Through configuration driven data ingestion – product, sales, marketing, and third-party competitor data from across the various geographies were onboarded on to the Databricks Delta lake in increments. Databricks Delta tables were introduced for faster query execution, performance & reliability. This data lake eventually functioned as the single source of truth, globally, for all downstream BI tools, in this case, Tableau. Databricks cluster autoscaling was also enabled to match data processing demand.
A much-needed feature offered by Databricks was the ability to program automated spin up of servers and the team fully utilized it,
Additionally, end-to-end orchestration was introduced via Airflow resulting in better job failure handling & job re-triggers in case of failure. Truly automated GIT based CI/CD was implemented, a single developer and a tester could now maintain the new architecture.

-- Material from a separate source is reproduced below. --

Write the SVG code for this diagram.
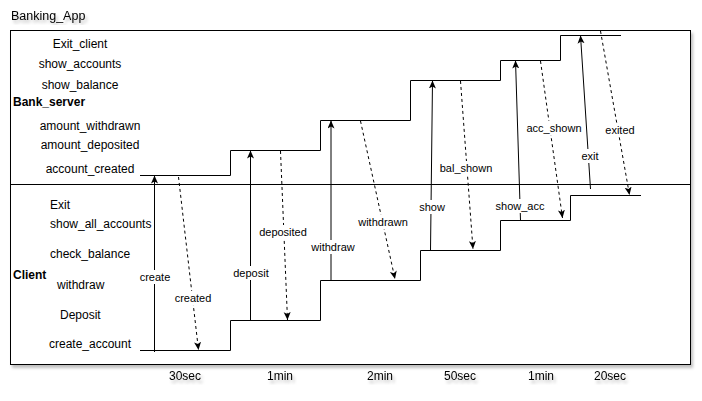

The estimated project duration was two years, and data from each region was added to the new central architecture incrementally based on client-set region priority. Due to accurate planning, resource identification, frequent feedback, and validation, the 11-member team delivered the project in 5 MVPs (each MVP was three months long), more than six months ahead of schedule!
The Value adds
End to end orchestration using Airflow
Apart from the features implemented, the team ensured that the new system had robust disaster recovery mechanisms. Built-in failsafe like auto spin-up of a new server or entire cluster when jobs fail was implemented for Databricks and Airflow. A data quality framework was introduced to validate data based on business rules. The framework effectively eliminated the need to manually intervene if a job failed, as the process was fully automated.
The client was delighted and had this to say about the team’s efforts, “Thank you team for your effort, teamwork, and dedication to make MVP1 a successful delivery. The result is impressive…. From MVP2, we start to transform the platform from Snaplogic to Databricks. Agilisium is the only partner we use for this MVP2 technology transformation.”
- 400% reduction in the data processing time due to incremental load and parallel execution.
- 95% of jobs executed within SLA.
- 90% reduction in incidents. By leveraging Databricks Delta tables led to faster query execution, performance & reliability.
- 50% reduction in service requests. Implementation of true CI/CD led to faster deployment & reduction in code migration dependency/errors.
- Eliminating storage for intermediate layers and improved processing efficiency cut storage and compute cost.
The lack of a single source of truth, quality data and ad hoc manual reporting processes undermined top management’s visibility of integrated insights on sales, sales rep interactions, marketing reach, brand performance, market share, and territory management. Understandably, the client wanted to align information that has hitherto been in silos, to gain a 360-degree product movement view, to optimize sales planning and gain competitive edge.